*AIM*
Look through the material below, count the lines containing the word "matplotlib", and state only the count.

*DATA*
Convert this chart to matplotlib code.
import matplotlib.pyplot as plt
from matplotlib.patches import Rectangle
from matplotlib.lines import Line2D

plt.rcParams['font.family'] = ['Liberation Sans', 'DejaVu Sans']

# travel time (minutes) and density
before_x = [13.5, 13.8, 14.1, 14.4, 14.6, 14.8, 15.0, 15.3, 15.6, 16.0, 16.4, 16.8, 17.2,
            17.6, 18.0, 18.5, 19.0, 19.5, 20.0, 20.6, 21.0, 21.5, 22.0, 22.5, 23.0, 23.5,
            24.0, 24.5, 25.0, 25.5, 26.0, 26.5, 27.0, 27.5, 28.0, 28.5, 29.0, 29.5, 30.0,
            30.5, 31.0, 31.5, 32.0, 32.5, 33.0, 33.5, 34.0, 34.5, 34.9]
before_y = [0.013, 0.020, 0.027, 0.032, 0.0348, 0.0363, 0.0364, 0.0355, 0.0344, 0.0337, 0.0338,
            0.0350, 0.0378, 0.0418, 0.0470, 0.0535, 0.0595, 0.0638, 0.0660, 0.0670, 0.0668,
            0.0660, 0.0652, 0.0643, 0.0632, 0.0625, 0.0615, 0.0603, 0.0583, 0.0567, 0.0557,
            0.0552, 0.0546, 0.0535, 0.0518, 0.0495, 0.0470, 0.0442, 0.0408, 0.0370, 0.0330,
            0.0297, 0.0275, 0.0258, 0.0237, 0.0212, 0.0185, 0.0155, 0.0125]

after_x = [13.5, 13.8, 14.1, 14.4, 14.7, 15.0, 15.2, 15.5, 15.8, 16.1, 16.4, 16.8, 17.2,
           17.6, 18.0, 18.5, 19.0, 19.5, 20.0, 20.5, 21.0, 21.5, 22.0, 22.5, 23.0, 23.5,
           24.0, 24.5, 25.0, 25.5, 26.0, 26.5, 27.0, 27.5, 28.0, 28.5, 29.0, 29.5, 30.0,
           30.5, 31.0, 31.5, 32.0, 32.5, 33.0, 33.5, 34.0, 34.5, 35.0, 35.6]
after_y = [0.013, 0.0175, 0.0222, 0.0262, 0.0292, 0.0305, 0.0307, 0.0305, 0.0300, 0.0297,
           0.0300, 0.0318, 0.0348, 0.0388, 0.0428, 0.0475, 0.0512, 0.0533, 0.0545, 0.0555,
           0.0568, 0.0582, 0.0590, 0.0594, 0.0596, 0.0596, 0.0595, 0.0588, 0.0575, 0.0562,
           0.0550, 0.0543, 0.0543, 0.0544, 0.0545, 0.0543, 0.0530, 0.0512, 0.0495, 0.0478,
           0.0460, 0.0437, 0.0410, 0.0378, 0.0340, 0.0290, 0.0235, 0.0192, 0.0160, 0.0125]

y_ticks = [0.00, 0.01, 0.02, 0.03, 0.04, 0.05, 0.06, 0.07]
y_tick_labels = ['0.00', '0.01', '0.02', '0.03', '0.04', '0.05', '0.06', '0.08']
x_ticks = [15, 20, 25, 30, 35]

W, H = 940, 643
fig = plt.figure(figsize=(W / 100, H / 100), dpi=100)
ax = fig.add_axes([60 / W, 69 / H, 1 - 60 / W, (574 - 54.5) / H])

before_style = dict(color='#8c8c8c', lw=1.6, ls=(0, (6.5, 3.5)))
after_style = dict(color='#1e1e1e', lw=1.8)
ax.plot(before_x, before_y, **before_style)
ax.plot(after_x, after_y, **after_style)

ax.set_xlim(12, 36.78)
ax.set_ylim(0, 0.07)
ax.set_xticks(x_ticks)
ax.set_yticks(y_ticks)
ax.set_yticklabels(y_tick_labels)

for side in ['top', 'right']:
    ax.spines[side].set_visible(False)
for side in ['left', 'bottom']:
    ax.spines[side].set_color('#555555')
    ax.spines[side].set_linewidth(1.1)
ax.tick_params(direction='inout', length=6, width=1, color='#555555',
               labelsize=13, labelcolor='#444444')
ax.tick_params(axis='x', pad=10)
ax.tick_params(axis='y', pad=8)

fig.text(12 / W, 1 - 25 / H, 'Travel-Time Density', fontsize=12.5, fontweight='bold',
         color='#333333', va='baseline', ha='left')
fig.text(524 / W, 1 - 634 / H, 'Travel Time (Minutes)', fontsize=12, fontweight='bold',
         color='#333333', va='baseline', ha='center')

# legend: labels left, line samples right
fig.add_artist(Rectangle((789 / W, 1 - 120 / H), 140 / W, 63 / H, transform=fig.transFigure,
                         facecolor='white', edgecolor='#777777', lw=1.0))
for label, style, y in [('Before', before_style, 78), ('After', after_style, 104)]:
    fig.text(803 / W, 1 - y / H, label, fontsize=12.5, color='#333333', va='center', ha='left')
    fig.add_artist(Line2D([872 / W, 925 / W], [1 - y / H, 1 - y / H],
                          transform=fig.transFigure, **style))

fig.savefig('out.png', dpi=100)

*SOLUTION TO THIS EXERCISE*
4